Martin Luther King, Jr. Symposium at Tufts on January 22

“The Fierce Urgency of Now” university event will feature performance and talks, with keynote by Emery Wright, A99

The Martin Luther King, Jr. Memorial in Washington, D.C.

Tufts University will mark the life and work of Martin Luther King, Jr., with a wide-ranging symposium on civil rights on Monday, January 22.

After a performance by the Tufts Black Theater Troupe, Kerri Greenidge, a history department lecturer and co-director of the African American Freedom Trail Project in the Consortium of Studies in Race, Colonialism, and Diaspora, will provide historical context of King’s life and works.

Three Boston-based organizers and activists will then discuss how the current political climate is shaping their work at the local and national levels. The participants are Chris Cato, the green initiative project manager at YouthBuild USA, which helps low-income young people learn construction skills to help them build affordable housing, community centers, and schools; Cheryl Clyburn Crawford, executive director of MassVOTE, which promotes active political participation by providing civic organizations the tools they need to organize, register, and educate voters; and Lydia Edwards, the recently elected Boston City Councilor for District 1, serving Charlestown, East Boston, and the North End.

The symposium concludes with a community dinner and a keynote lecture by Emery Wright, A99, “intended to inspire ongoing action for civil rights in our time,” said the organizers. Wright is co-director of Project South, which was founded in 1986 as the Institute to Eliminate Poverty and Genocide. He has two decades of experience in community organizing, movement building, and political education, working primarily across the U.S. South. Prior to working at Project South, he co-founded and directed a black youth organization called the Nia Project, which organized in Boston, coastal South Carolina, and Atlanta. He co-founded and co-facilitated a weekly Black Studies course at South Bay Prison, and he has developed learning and leadership exchanges between grassroots organizers in the U.S., the greater Caribbean, and East Africa.

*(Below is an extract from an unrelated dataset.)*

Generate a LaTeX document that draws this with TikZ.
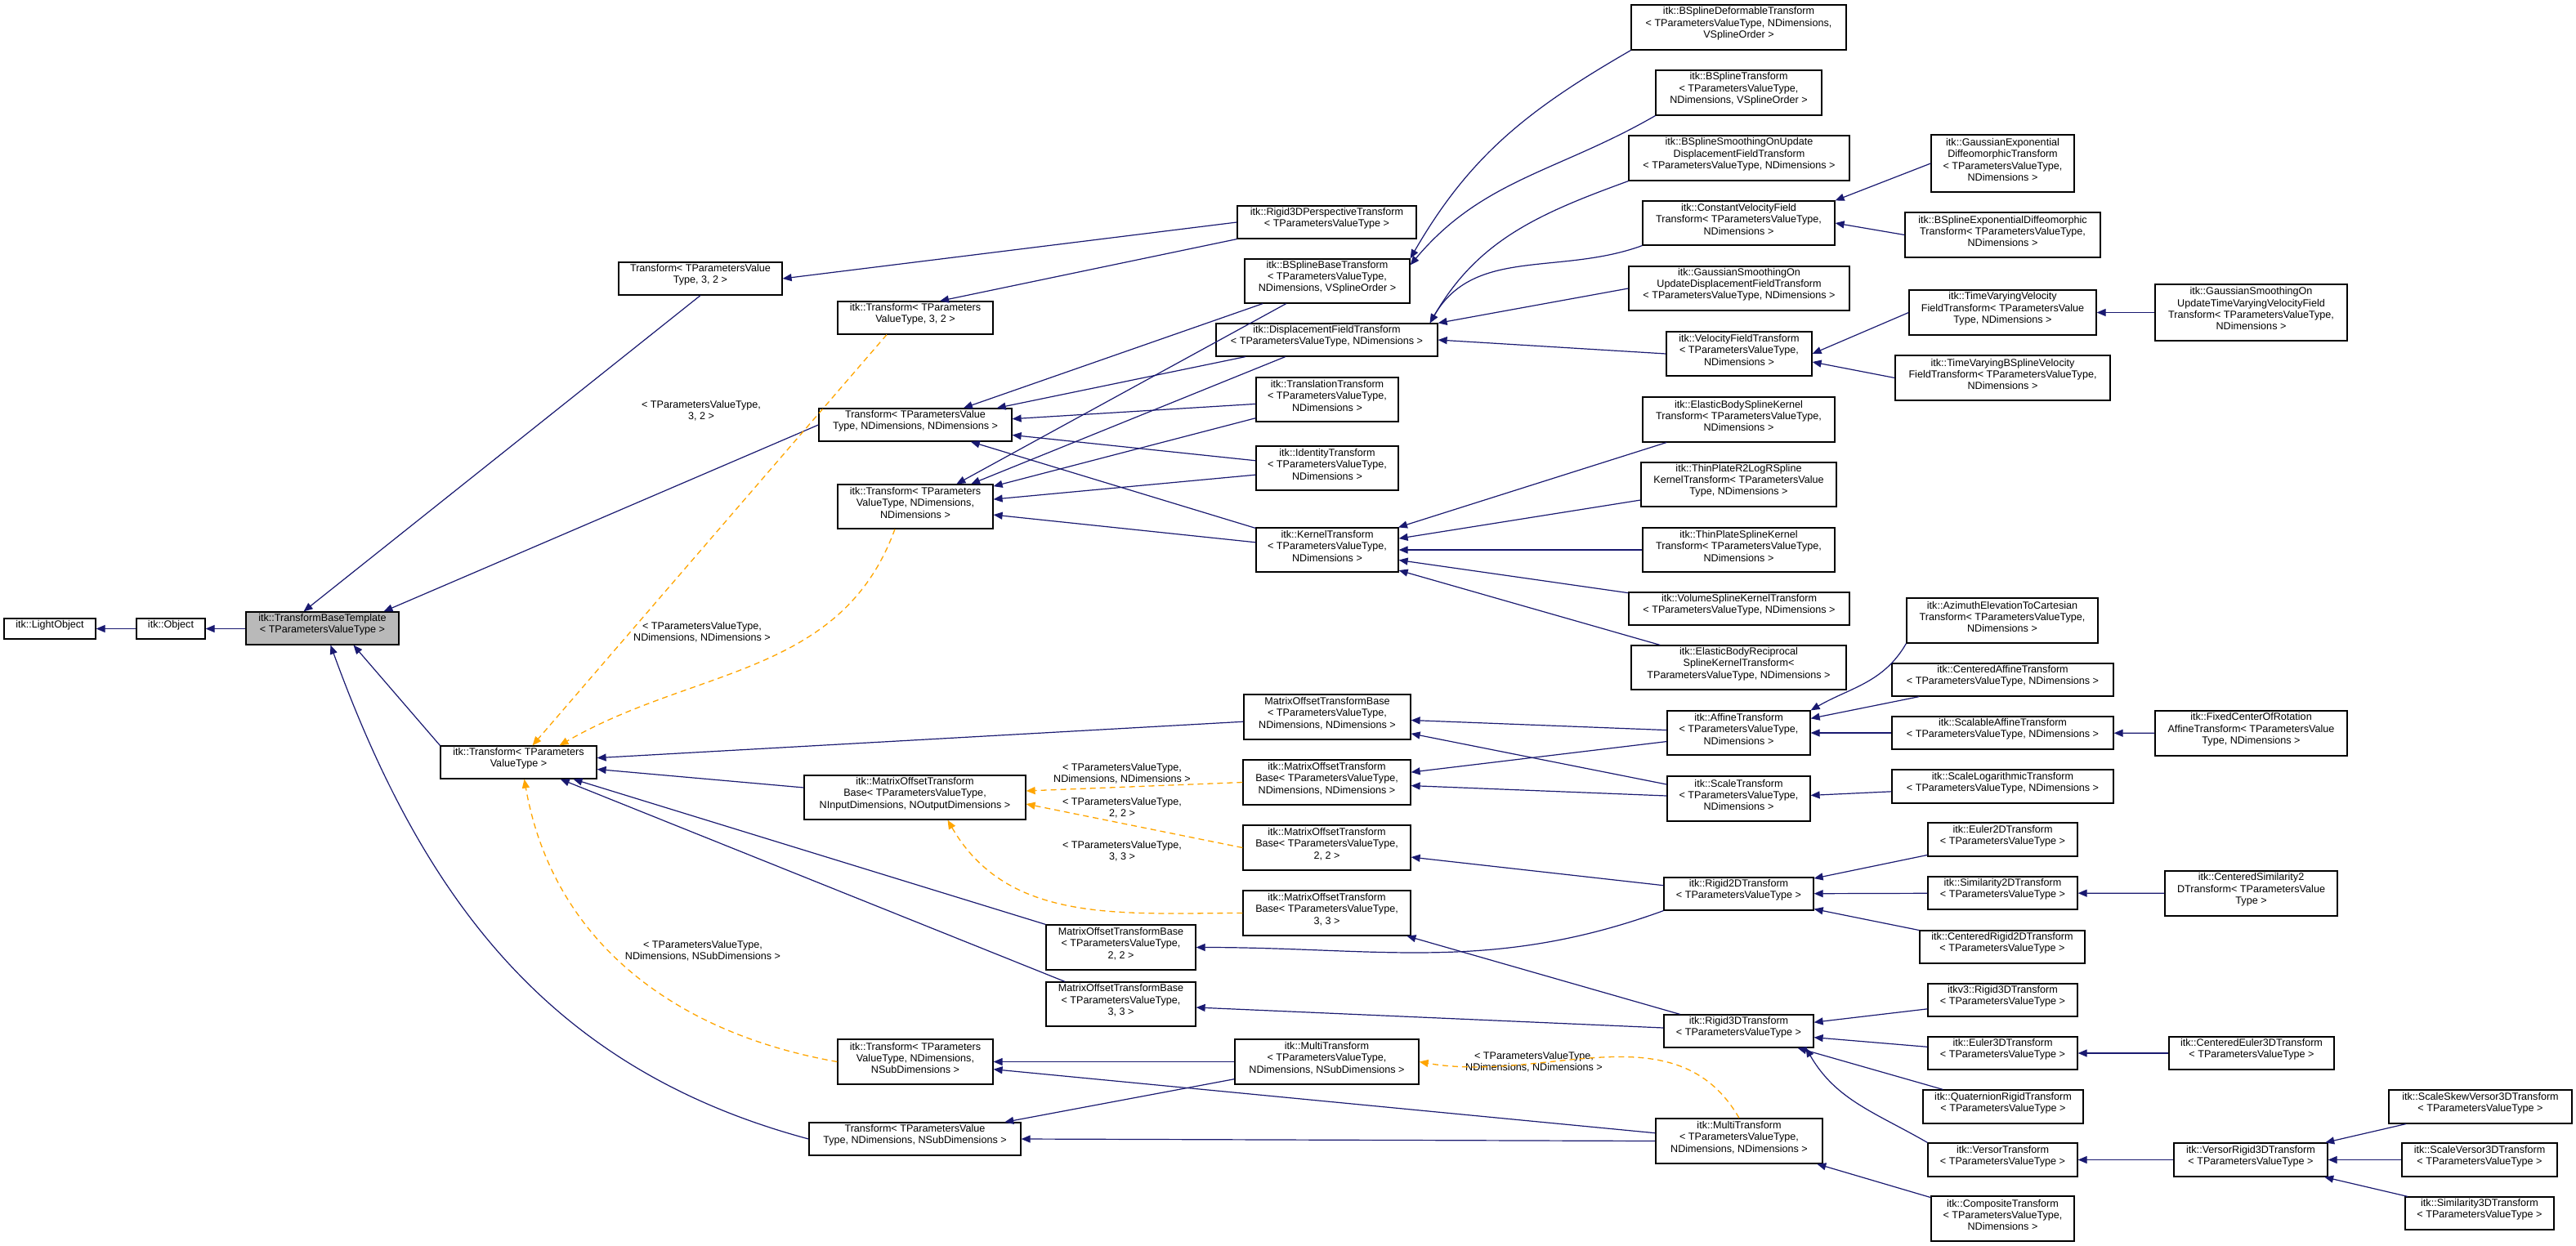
\documentclass[tikz,border=0pt]{standalone}
\usepackage{fontspec}
\setmainfont{Liberation Sans}
\usetikzlibrary{fit,arrows.meta}
\definecolor{nv}{HTML}{191970}
\definecolor{og}{HTML}{FFA500}
\begin{document}
\begin{tikzpicture}[x=1pt,y=1pt,
  box/.style={draw=black,line width=1.2pt,fill=white,inner sep=0pt,align=center,font=\fontsize{12.6}{14.3}\selectfont},
  lab/.style={align=center,font=\fontsize{12.6}{14.3}\selectfont},
  inh/.style={draw=nv,line width=1.2pt,-{Triangle[length=11pt,width=9pt]}},
  tpl/.style={draw=og,line width=1.3pt,dash pattern=on 7pt off 5pt,-{Triangle[length=11pt,width=9pt]}}]
\newcommand\bx[6]{\node[box,fit={(#2,-#3)(#4,-#5)}] (#1) {#6};}
\useasboundingbox (0,0) rectangle (3152,-1525);
% nodes
\bx{LO}{5}{757}{117}{782}{itk::LightObject}
\bx{OB}{167}{757}{251}{782}{itk::Object}
\node[box,fill=gray!55,fit={(301,-749)(488,-789)}] (TBT) {itk::TransformBaseTemplate\\< TParametersValueType >};
\bx{T32}{757}{321}{957}{361}{Transform< TParametersValue\\Type, 3, 2 >}
\bx{iT32}{1025}{369}{1215}{409}{itk::Transform< TParameters\\ValueType, 3, 2 >}
\bx{TND}{1002}{500}{1238}{540}{Transform< TParametersValue\\Type, NDimensions, NDimensions >}
\bx{iTND}{1025}{593}{1215}{647}{itk::Transform< TParameters\\ValueType, NDimensions,\\NDimensions >}
\bx{iTT}{539}{913}{730}{953}{itk::Transform< TParameters\\ValueType >}
\bx{iMIO}{984}{949}{1255}{1003}{itk::MatrixOffsetTransform\\Base< TParametersValueType,\\NInputDimensions, NOutputDimensions >}
\bx{M22}{1280}{1132}{1463}{1187}{MatrixOffsetTransformBase\\< TParametersValueType,\\2, 2 >}
\bx{M33}{1280}{1202}{1463}{1256}{MatrixOffsetTransformBase\\< TParametersValueType,\\3, 3 >}
\bx{iTNS}{1025}{1272}{1215}{1327}{itk::Transform< TParameters\\ValueType, NDimensions,\\NSubDimensions >}
\bx{TNS}{990}{1374}{1249}{1414}{Transform< TParametersValue\\Type, NDimensions, NSubDimensions >}
\bx{R3P}{1514}{252}{1733}{292}{itk::Rigid3DPerspectiveTransform\\< TParametersValueType >}
\bx{BSB}{1523}{317}{1725}{371}{itk::BSplineBaseTransform\\< TParametersValueType,\\NDimensions, VSplineOrder >}
\bx{DF}{1488}{396}{1759}{436}{itk::DisplacementFieldTransform\\< TParametersValueType, NDimensions >}
\bx{TR}{1537}{462}{1711}{516}{itk::TranslationTransform\\< TParametersValueType,\\NDimensions >}
\bx{ID}{1537}{546}{1711}{600}{itk::IdentityTransform\\< TParametersValueType,\\NDimensions >}
\bx{KT}{1537}{646}{1711}{700}{itk::KernelTransform\\< TParametersValueType,\\NDimensions >}
\bx{MND}{1522}{850}{1726}{905}{MatrixOffsetTransformBase\\< TParametersValueType,\\NDimensions, NDimensions >}
\bx{iMND}{1521}{930}{1726}{985}{itk::MatrixOffsetTransform\\Base< TParametersValueType,\\NDimensions, NDimensions >}
\bx{iM22}{1521}{1010}{1726}{1065}{itk::MatrixOffsetTransform\\Base< TParametersValueType,\\2, 2 >}
\bx{iM33}{1521}{1090}{1726}{1145}{itk::MatrixOffsetTransform\\Base< TParametersValueType,\\3, 3 >}
\bx{MTS}{1511}{1272}{1736}{1327}{itk::MultiTransform\\< TParametersValueType,\\NDimensions, NSubDimensions >}
\bx{BSD}{1996}{6}{2259}{61}{itk::BSplineDeformableTransform\\< TParametersValueType, NDimensions,\\VSplineOrder >}
\bx{BST}{2026}{86}{2229}{141}{itk::BSplineTransform\\< TParametersValueType,\\NDimensions, VSplineOrder >}
\bx{BSS}{1993}{166}{2263}{221}{itk::BSplineSmoothingOnUpdate\\DisplacementFieldTransform\\< TParametersValueType, NDimensions >}
\bx{CVF}{2010}{246}{2245}{300}{itk::ConstantVelocityField\\Transform< TParametersValueType,\\NDimensions >}
\bx{GSD}{1993}{326}{2263}{380}{itk::GaussianSmoothingOn\\UpdateDisplacementFieldTransform\\< TParametersValueType, NDimensions >}
\bx{VF}{2039}{406}{2217}{460}{itk::VelocityFieldTransform\\< TParametersValueType,\\NDimensions >}
\bx{EBS}{2010}{486}{2245}{541}{itk::ElasticBodySplineKernel\\Transform< TParametersValueType,\\NDimensions >}
\bx{TPR}{2008}{566}{2247}{620}{itk::ThinPlateR2LogRSpline\\KernelTransform< TParametersValue\\Type, NDimensions >}
\bx{TPS}{2010}{646}{2245}{700}{itk::ThinPlateSplineKernel\\Transform< TParametersValueType,\\NDimensions >}
\bx{VS}{1993}{725}{2263}{765}{itk::VolumeSplineKernelTransform\\< TParametersValueType, NDimensions >}
\bx{EBR}{1996}{790}{2259}{844}{itk::ElasticBodyReciprocal\\SplineKernelTransform<\\ TParametersValueType, NDimensions >}
\bx{AF}{2040}{870}{2215}{924}{itk::AffineTransform\\< TParametersValueType,\\NDimensions >}
\bx{SC}{2040}{950}{2215}{1005}{itk::ScaleTransform\\< TParametersValueType,\\NDimensions >}
\bx{R2}{2036}{1074}{2219}{1114}{itk::Rigid2DTransform\\< TParametersValueType >}
\bx{R3}{2036}{1242}{2219}{1282}{itk::Rigid3DTransform\\< TParametersValueType >}
\bx{MTN}{2026}{1369}{2230}{1424}{itk::MultiTransform\\< TParametersValueType,\\NDimensions, NDimensions >}
\bx{GED}{2363}{165}{2538}{235}{itk::GaussianExponential\\DiffeomorphicTransform\\< TParametersValueType,\\NDimensions >}
\bx{BED}{2331}{260}{2570}{315}{itk::BSplineExponentialDiffeomorphic\\Transform< TParametersValueType,\\NDimensions >}
\bx{TVV}{2336}{355}{2565}{410}{itk::TimeVaryingVelocity\\FieldTransform< TParametersValue\\Type, NDimensions >}
\bx{TVB}{2319}{435}{2582}{490}{itk::TimeVaryingBSplineVelocity\\FieldTransform< TParametersValueType,\\NDimensions >}
\bx{GTV}{2637}{348}{2872}{417}{itk::GaussianSmoothingOn\\UpdateTimeVaryingVelocityField\\Transform< TParametersValueType,\\NDimensions >}
\bx{AZ}{2333}{732}{2567}{787}{itk::AzimuthElevationToCartesian\\Transform< TParametersValueType,\\NDimensions >}
\bx{CA}{2315}{812}{2586}{852}{itk::CenteredAffineTransform\\< TParametersValueType, NDimensions >}
\bx{SA}{2315}{877}{2586}{917}{itk::ScalableAffineTransform\\< TParametersValueType, NDimensions >}
\bx{FC}{2637}{870}{2872}{925}{itk::FixedCenterOfRotation\\AffineTransform< TParametersValue\\Type, NDimensions >}
\bx{SL}{2315}{942}{2586}{983}{itk::ScaleLogarithmicTransform\\< TParametersValueType, NDimensions >}
\bx{E2}{2359}{1007}{2542}{1048}{itk::Euler2DTransform\\< TParametersValueType >}
\bx{S2}{2359}{1073}{2542}{1113}{itk::Similarity2DTransform\\< TParametersValueType >}
\bx{CS2}{2649}{1066}{2860}{1121}{itk::CenteredSimilarity2\\DTransform< TParametersValue\\Type >}
\bx{CR2}{2349}{1139}{2551}{1179}{itk::CenteredRigid2DTransform\\< TParametersValueType >}
\bx{V3R}{2359}{1204}{2542}{1244}{itkv3::Rigid3DTransform\\< TParametersValueType >}
\bx{E3}{2359}{1269}{2542}{1309}{itk::Euler3DTransform\\< TParametersValueType >}
\bx{CE3}{2654}{1269}{2856}{1309}{itk::CenteredEuler3DTransform\\< TParametersValueType >}
\bx{QR}{2353}{1334}{2549}{1375}{itk::QuaternionRigidTransform\\< TParametersValueType >}
\bx{VT}{2359}{1399}{2542}{1440}{itk::VersorTransform\\< TParametersValueType >}
\bx{VR3}{2660}{1399}{2848}{1440}{itk::VersorRigid3DTransform\\< TParametersValueType >}
\bx{SSV}{2923}{1334}{3147}{1375}{itk::ScaleSkewVersor3DTransform\\< TParametersValueType >}
\bx{SV3}{2939}{1399}{3129}{1440}{itk::ScaleVersor3DTransform\\< TParametersValueType >}
\bx{SI3}{2943}{1465}{3125}{1505}{itk::Similarity3DTransform\\< TParametersValueType >}
\bx{CT}{2363}{1464}{2538}{1519}{itk::CompositeTransform\\< TParametersValueType,\\NDimensions >}
% labels
\node[lab] (l1) at (858,-503) {< TParametersValueType,\\3, 2 >};
\node[lab] (l2) at (859,-774) {< TParametersValueType,\\NDimensions, NDimensions >};
\node[lab] (l3) at (860,-1164) {< TParametersValueType,\\NDimensions, NSubDimensions >};
\node[lab] (l4) at (1373,-947) {< TParametersValueType,\\NDimensions, NDimensions >};
\node[lab] (l5) at (1373,-989) {< TParametersValueType,\\2, 2 >};
\node[lab] (l6) at (1373,-1042) {< TParametersValueType,\\3, 3 >};
\node[lab] (l7) at (1877,-1300) {< TParametersValueType,\\NDimensions, NDimensions >};
% edges
\draw[inh] (OB) -- (LO);
\draw[inh] (TBT.west |- OB) -- (OB);
\draw[inh] (T32.south) -- ([xshift=-23pt]TBT.north);
\draw[inh] (TND.west) -- ([xshift=75pt]TBT.north);
\draw[inh] (iTT.north west) -- ([xshift=38pt]TBT.south);
\draw[inh] (TNS.west) to[out=165,in=-70] ([xshift=10pt]TBT.south);
\draw[inh] (R3P.west) -- (T32.east);
\draw[inh] (R3P.south west) -- ([xshift=30pt]iT32.north);
\draw[tpl] ([xshift=-35pt]iT32.south) -- ([xshift=17pt]iTT.north);
\draw[tpl] ([xshift=-25pt]iTND.south) to[out=-110,in=30] ([xshift=50pt]iTT.north);
\draw[tpl] (iTNS.west) to[out=170,in=-80] ([xshift=7pt]iTT.south);
\foreach \c in {BSB,DF,TR,ID,KT}{\draw[inh] (\c) -- (TND);\draw[inh] (\c) -- (iTND);}
\draw[inh] (BSD.south west) to[out=-150,in=60] (BSB.north east);
\draw[inh] (BST.south west) to[out=-150,in=50] ([yshift=-8pt]BSB.north east);
\foreach \c in {BSS,CVF}{\draw[inh] (\c.south west) to[out=-160,in=60] ([xshift=-10pt]DF.north east);}
\draw[inh] (GSD.west) -- (DF.north east);
\draw[inh] (VF.west) -- (DF.east);
\draw[inh] (GED.west) -- (CVF.north east);
\draw[inh] (BED.west) -- (CVF.east);
\draw[inh] (TVV.west) -- (VF.east);
\draw[inh] (TVB.west) -- ([yshift=-10pt]VF.east);
\draw[inh] (GTV.west) -- (TVV.east);
\foreach \c in {EBS,TPR,TPS,VS,EBR}{\draw[inh] (\c) -- (KT);}
\foreach \c in {MND,iMIO,M22,M33}{\draw[inh] (\c) -- (iTT);}
\draw[tpl] (iMND.west) -- ([yshift=8pt]iMIO.east);
\draw[tpl] (iM22.west) -- ([yshift=-8pt]iMIO.east);
\draw[tpl] (iM33.west) to[out=180,in=-60] ([xshift=40pt]iMIO.south);
\draw[inh] (AF) -- (MND);\draw[inh] (AF) -- (iMND);
\draw[inh] (SC) -- (MND);\draw[inh] (SC) -- (iMND);
\draw[inh] (AZ.south west) to[out=-120,in=30] (AF.north east);
\draw[inh] (CA) -- (AF);\draw[inh] (SA) -- (AF);\draw[inh] (FC) -- (SA);
\draw[inh] (SL) -- (SC);
\draw[inh] (R2) -- (iM22);
\draw[inh] (R2.south west) to[out=-160,in=0] (M22.east);
\draw[inh] (R3) -- (iM33);\draw[inh] (R3) -- (M33);
\foreach \c in {E2,S2,CR2}{\draw[inh] (\c) -- (R2);}
\draw[inh] (CS2) -- (S2);
\foreach \c in {V3R,E3,QR}{\draw[inh] (\c) -- (R3);}
\draw[inh] (VT.north west) to[out=150,in=-60] ([xshift=-10pt]R3.south east);
\draw[inh] (CE3) -- (E3);
\draw[inh] (VR3) -- (VT);
\foreach \c in {SSV,SV3,SI3}{\draw[inh] (\c) -- (VR3);}
\draw[inh] (MTS.west) -- (iTNS.east);
\draw[inh] (MTS) -- (TNS);
\draw[inh] (MTN) -- (iTNS);
\draw[inh] (MTN.west) -- (TNS.east);
\draw[tpl] (MTN.north) to[out=120,in=-10] (MTS.east);
\draw[inh] (CT) -- (MTN);
\end{tikzpicture}
\end{document}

The event, which will be held from 3 to 7:30 p.m. in Breed Memorial Hall, 51 Winthrop Street, Medford, is sponsored by the Office of the President, the Office of the Provost, the Office of the Chief Diversity Officer, the Office of the Dean of Arts and Sciences, the Office of the Dean of Student Affairs, the Toupin-Bolwell Fund, the Africana Center, the Center for the Humanities at Tufts, the Center for the Study of Race and Democracy, the Tisch College of Civic Life, and the University Chaplaincy.